The e609 Silver from Sennheiser is a dynamic mic designed for use on guitar cabinets, and its price (less than $100 at many stores at time of writing) makes it worthwhile to compare if you're considering something like the SM-57.

Type
Dynamic
Polar Pattern
Supercardioid
Frequency Range
40 - 15,000 Hz

Sennheiser e609 Silver on Amazon (earns commission)

You can also check out the e906 if you are ok with spending more.

Tonal thoughts & wrapping up

In general, I think the e609 sounds better on my amp hanging near the bottom edge of the speaker cone. To my ears, it's a very present mic, and the fizz risks being too much when it's over the center of the speaker cone. But I don't think that center position is useless either; it cuts through a mix and you can use parametric EQ in a DAW to sculpt it further.

As I was playing earlier today, I felt like I could "find the fizz" with my ear if I focused on it. In a way, this is what you can do with microphone placement.

This isn't just about my gear and site; it's all a part of an ecosystem backed by open-source technology. Neural Amp Modeler itself is open-source, and this player here is forked from TONE3000's own MIT-licensed fork of NAM for browsers. Their site is also an essential community for sharing tones (here's my profile there).

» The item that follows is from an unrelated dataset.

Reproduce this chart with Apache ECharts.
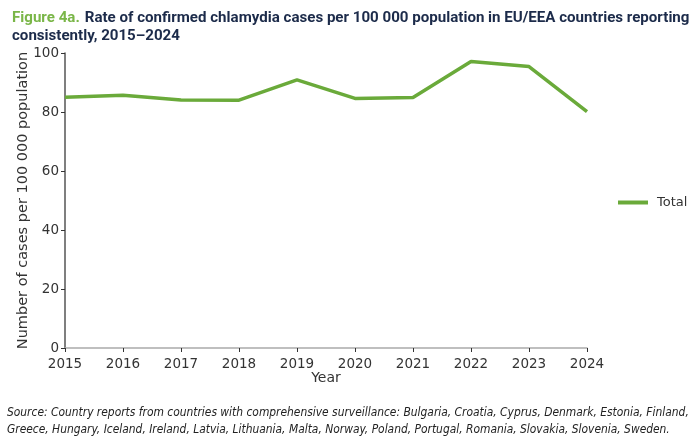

NAM also runs in DAWs (with the plugin), pedals (like this one at $60ish for something starter-tier I've reviewed), and practice amps. I aim to fit into this universe with "playable articles" where players learn with their own fingers and guitars.

I am not affiliated with TONE3000, but I appreciate their contribution to the open-source ecosystem! I want to thank TONE3000 and Steve Atkinson for making this possible.

What you need

  • nothing but a browser to hear demo tracks

  • an audio interface and instrument to play live

  • headphones/speakers

An audio interface lets you plug an instrument cable (and more) into your computer. If you are looking for an entry-level interface to get going playing and recording guitar through your computer, Focusrite's Scarlett series is a common, solid starting point that I've examined here.

Try playable articles

There are a lot of talented people out there demoing and writing about gear online, but their tone isn't yours. And their words about how something feels will never translate exactly to how you will experience it.

I created playable articles here at Tubes & Code to close this gap and put the focus back on your playing. These articles will let you load into this player with sets of NAM models and impulse responses curated to let you explore a topic. For example, you can play with different microphone positions or see what a preamp-only guitar tone sounds and feels like.

Why does open-source matter?

In addition to the practical benefits of the "playable article" experience, I think embedding NAM right here in my website helps demonstrate what an open-source approach brings to the table and why guitarists should care.

There are a lot of proprietary modeling/capture ecosystems out there owned by companies. The engineers at these companies do an impressive job (broadly speaking), but the ecosystems are ultimately designed to protect the company's ability to tell you where you're allowed to take your tone. These boundaries mean that certain types of knowledge about these technologies is restricted to those inside the company.

Imagine a tube amp that's 100% unfixable by amp techs. NAM is the opposite of that. Nothing stops guitarists, developers, and sound engineers from learning more about NAM and building products and content that further grow the ecosystem and collective knowledge.